Narratively, A Ship to India is all over the place. The story takes a while to find its central track, instead sideswiping us with bizarre character outbursts like Johannes getting drunk and nearly raping Sally. Then again, perhaps the young Bergman sees a sort of anarchy in the volatile emotions of the men in the Blom family, since the Captain is prone to violent lashings out, as well. It’s these character complications that make A Ship to India interesting. Captain Blom is a completely sympathetic villain, and Johannes is far from a purely noble hero.  You hear each man express his fears and desires, only for them to turn around and do something awful. I’m surprised Bergman didn’t use Holgen Löwenadler more. He has a presence not unlike Max von Sydow. His moodiness plays across his face like oil slithering through water.

There are traces of later Bergman in this fledgling work. The family dynamics would come to play time and again, all the way through famous later films like Cries and Whispers. There is also an early hint at his love of theatrical presentations. Whenever we are in the theater with Sally, he prefers to shoot from backstage rather than the front of the house, always more interested in what’s behind the curtain than what is in front of it.

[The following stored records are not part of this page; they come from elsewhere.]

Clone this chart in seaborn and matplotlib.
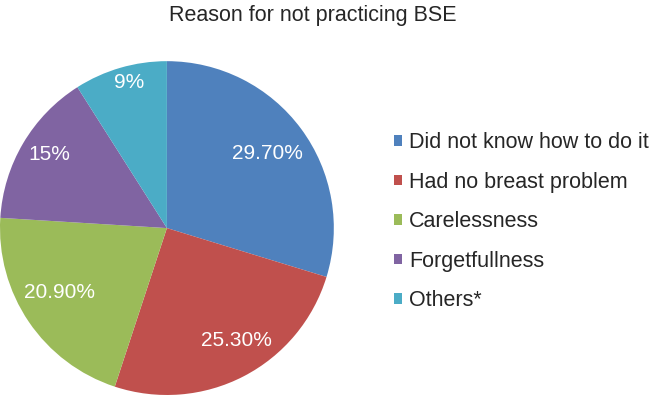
import matplotlib.pyplot as plt
import seaborn as sns
import numpy as np
from matplotlib.patches import Patch

sns.set_style("white")
plt.rcParams['font.family'] = ['Liberation Sans', 'DejaVu Sans']

reasons = ["Did not know how to do it", "Had no breast problem", "Carelessness",
           "Forgetfullness", "Others*"]
percent = [29.7, 25.3, 20.9, 15, 9]
pct_labels = ["29.70%", "25.30%", "20.90%", "15%", "9%"]

colors = ["#4F81BD", "#C0504D", "#9BBB59", "#8064A2", "#4BACC6"]
# label placement relative to wedge middle (radius fraction, angle nudge in deg), excel best fit
lab_r = [0.75, 0.79, 0.75, 0.83, 0.9]
lab_nudge = [0, 4.5, -3, -1.5, -1.7]

fig = plt.figure(figsize=(6.52, 3.97), dpi=100)
ax = fig.add_axes([0.0, 0.005, 0.512, 0.841])
wedges, _ = ax.pie(percent, colors=colors, startangle=90, counterclock=False,
                   wedgeprops=dict(linewidth=0))
ax.set_aspect("equal")
ax.set_xlim(-1, 1)
ax.set_ylim(-1, 1)

for w, txt, r, dn in zip(wedges, pct_labels, lab_r, lab_nudge):
    t = np.deg2rad((w.theta1 + w.theta2) / 2 + dn)
    ax.text(r * np.cos(t), r * np.sin(t), txt, color="white", fontsize=15,
            ha="center", va="center")

fig.text(0.48, 0.962, "Reason for not practicing BSE", ha="center", va="center", fontsize=15.5)

handles = [Patch(facecolor=c, edgecolor="none") for c in colors]
fig.legend(handles, reasons, loc="upper left", bbox_to_anchor=(0.604, 0.667),
           frameon=False, fontsize=15.5, handlelength=0.4, handleheight=0.4,
           handletextpad=0.3, labelspacing=0.86, borderaxespad=0, borderpad=0)

fig.savefig("out.png", dpi=100)
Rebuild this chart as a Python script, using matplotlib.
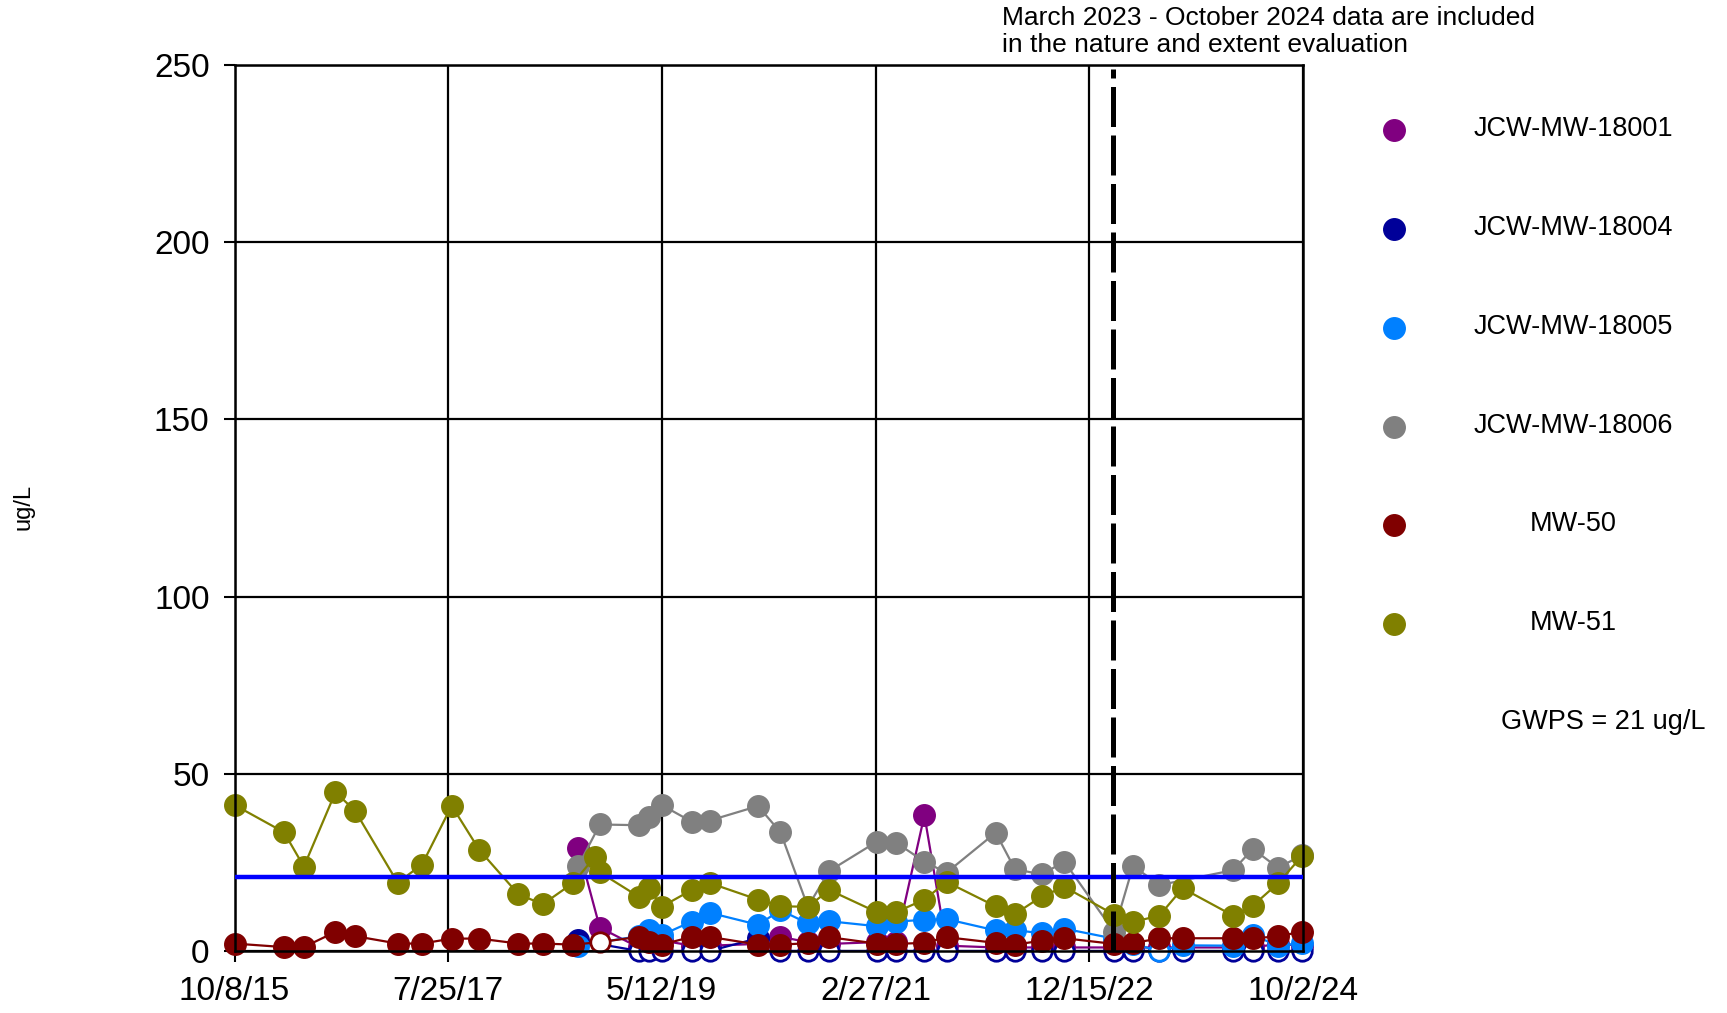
import numpy as np
import matplotlib
matplotlib.use('Agg')
import matplotlib.pyplot as plt
import matplotlib.dates as mdates
from matplotlib.lines import Line2D

plt.rcParams['font.family'] = ['Liberation Sans', 'DejaVu Sans']

# sampling dates shared by all wells
dates = ['2015-10-08', '2016-03-08', '2016-05-08', '2016-08-13', '2016-10-12',
         '2017-02-20', '2017-05-06', '2017-08-05', '2017-10-29', '2018-02-26',
         '2018-05-12', '2018-08-13', '2018-08-29', '2018-10-18', '2018-11-03',
         '2019-03-03', '2019-04-03', '2019-05-12', '2019-08-12', '2019-10-06',
         '2020-03-03', '2020-05-11', '2020-08-03', '2020-10-08', '2021-03-02',
         '2021-05-01', '2021-07-27', '2021-10-03', '2022-03-03', '2022-05-01',
         '2022-07-22', '2022-09-30', '2023-03-01', '2023-04-29', '2023-07-19',
         '2023-09-28', '2024-03-01', '2024-05-01', '2024-07-17', '2024-09-29']

N = None
wells = ['JCW-MW-18001', 'JCW-MW-18004', 'JCW-MW-18005', 'JCW-MW-18006', 'MW-50', 'MW-51']
colors = ['#800080', '#000099', '#0080FF', '#808080', '#800000', '#808000']

mw18001 = [N]*12 + [29.2, N, 6.6, 1.0, 2.5, 3.0, 1.5, 1.5, 2.0, 4.0, 2.5, 2.0, 2.5, 2.5,
                    38.3, 1.5, 1.0, 1.0, 1.0, 1.0, 1.0, 1.0, 1.0, 1.0, 1.0, 1.0, 2.0, 1.5]
mw18004 = [N]*12 + [3.0, N, N, 0, 0, 0, 0, 0, 3.6, 0, 0, 0, 0, 0,
                    0, 0, 0, 0, 0, 0, 0, 0, 0, 0, 0, 0, 0, 0]
mw18005 = [N]*12 + [1.5, N, N, 4.2, 6.0, 4.5, 8.3, 10.8, 7.4, 11.5, 7.8, 8.4, 7.0, 8.3,
                    8.8, 9.0, 5.8, 5.9, 5.0, 6.3, 3.5, 2.0, 0, 1.6, 1.5, 4.5, 1.5, 2.2]
mw18006 = [N]*12 + [24.0, N, 35.7, 35.5, 37.9, 41.2, 36.5, 36.8, 40.9, 33.5, 12.5, 22.6, 30.8, 30.6,
                    25.2, 22.1, 33.4, 23.1, 21.6, 25.2, 5.5, 24.0, 18.6, N, 22.8, 28.8, 23.5, 27.0]
mw50 = [2.1, 1.1, 1.1, 5.4, 4.2, 2.1, 2.1, 3.5, 3.5, 2.1, 2.1, 1.8, N, N, 2.5,
        4.0, 2.5, 1.8, 4.0, 4.0, 1.8, 1.8, 2.2, 3.9, 2.1, 2.0, 2.3, 3.9, 2.3, 1.8,
        2.9, 3.6, 2.0, 2.2, 3.6, 3.6, 3.6, 3.6, 4.1, 5.5]
mw51 = [41.2, 33.5, 23.8, 44.8, 39.6, 19.3, 24.4, 41.0, 28.5, 16.0, 13.2, 19.2, N, 26.5, 22.2,
        15.3, 17.8, 12.5, 17.2, 19.2, 14.5, 12.6, 12.5, 17.2, 11.0, 11.0, 14.5, 19.5, 12.6, 10.4,
        15.4, 18.1, 10.3, 8.2, 10.0, 17.7, 10.0, 12.8, 19.1, 26.8]
series = [mw18001, mw18004, mw18005, mw18006, mw50, mw51]

# non-detects (index into dates), drawn as open circles
nondetects = [[], [15, 16, 17, 18, 19] + list(range(21, 40)), [34], [], [14], []]

gwps = 21
eval_start = '2023-02-27'
xticks = ['2015-10-08', '2017-07-25', '2019-05-12', '2021-02-27', '2022-12-15', '2024-10-02']
xlabels = ['10/8/15', '7/25/17', '5/12/19', '2/27/21', '12/15/22', '10/2/24']

d = np.array(dates, dtype='datetime64[D]')

fig = plt.figure(figsize=(17.27, 10.13), dpi=100)
ax = fig.add_axes([0.1358, 0.0612, 0.6187, 0.8746])

for vals, nd, c in zip(series, nondetects, colors):
    idx = [i for i, v in enumerate(vals) if v is not None]
    x = d[idx]
    y = np.array([vals[i] for i in idx], dtype=float)
    ax.plot(x, y, color=c, lw=1.6, zorder=3, clip_on=False)
    det = [k for k, i in enumerate(idx) if i not in nd]
    und = [k for k, i in enumerate(idx) if i in nd]
    ax.plot(x[det], y[det], 'o', ms=15.5, color=c, mec=c, zorder=3, clip_on=False)
    ax.plot(x[und], y[und], 'o', ms=14, mfc='white', mec=c, mew=2, zorder=3, clip_on=False)

ax.axhline(gwps, color='#0000FF', lw=3.2, zorder=6)
ax.axvline(np.datetime64(eval_start), ymin=0, ymax=0.995, color='black', lw=3.6,
           ls=(0, (8, 1.7)), zorder=7)

ax.set_xlim(np.datetime64(xticks[0]), np.datetime64(xticks[-1]))
ax.set_ylim(0, 250)
ax.set_xticks(np.array(xticks, dtype='datetime64[D]'))
ax.set_xticklabels(xlabels)
ax.set_yticks([0, 50, 100, 150, 200, 250])
ax.tick_params(axis='both', labelsize=24, length=8, width=1.5, direction='out', pad=10)
ax.grid(True, color='black', lw=1.6)
ax.set_axisbelow(True)
for s in ax.spines.values():
    s.set_linewidth(1.8)
    s.set_zorder(5)

fig.text(24 / 1727, 1 - 507 / 1013, 'ug/L', rotation=90, fontsize=17, ha='center', va='center')

fig.text(1002 / 1727, 1 - 6 / 1013,
         'March 2023 - October 2024 data are included\nin the nature and extent evaluation',
         fontsize=19, ha='left', va='top', linespacing=1.15)

# legend
leg_y = [130, 229, 328, 427, 525, 624]
for name, c, yy in zip(wells, colors, leg_y):
    fig.add_artist(Line2D([1394 / 1727], [1 - yy / 1013], marker='o', ms=15.5, color=c,
                          ls='none', transform=fig.transFigure))
    fig.text(1573 / 1727, 1 - (yy - 1) / 1013, name, fontsize=19.5, ha='center', va='center')
fig.text(1603 / 1727, 1 - 722 / 1013, 'GWPS = %d ug/L' % gwps, fontsize=19.5, ha='center', va='center')

fig.savefig('out.png', dpi=100)
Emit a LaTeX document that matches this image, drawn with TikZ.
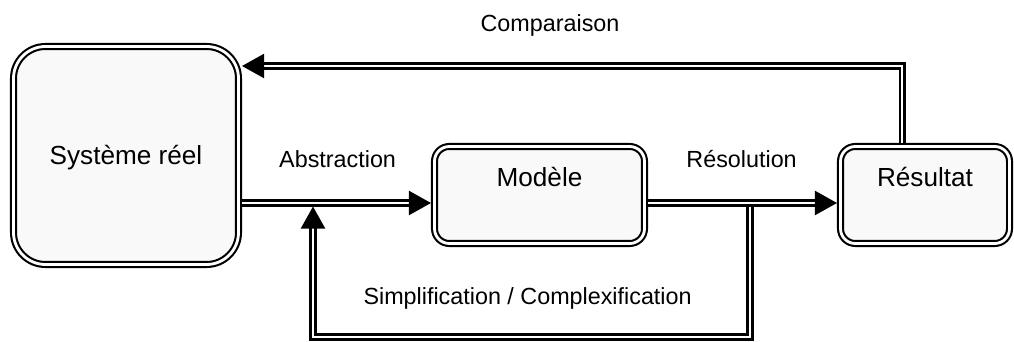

But there is also a clumsiness that could have been taken care of with another script polish. The framing sequence that shows us the family five years later is superfluous, and seems to exist only to give us a semblance of a happy ending. Much of the same could have been achieved by keeping to one timeline. It might have even heightened the drama to have so much happen all at once. There is also a lack of vibrancy to most of the staging. Bergman’s performers regularly come off as subdued, and it’s less like they are holding back as a choice and more like not everyone on set is as yet comfortable with working for the camera.

Still, A Ship To India would have been a comfortable B-selection paired with a more prestige picture--something kind of funny to say about an Ingmar Bergman release since “prestige” is practically his middle name, but as noted earlier, everyone has to start somewhere.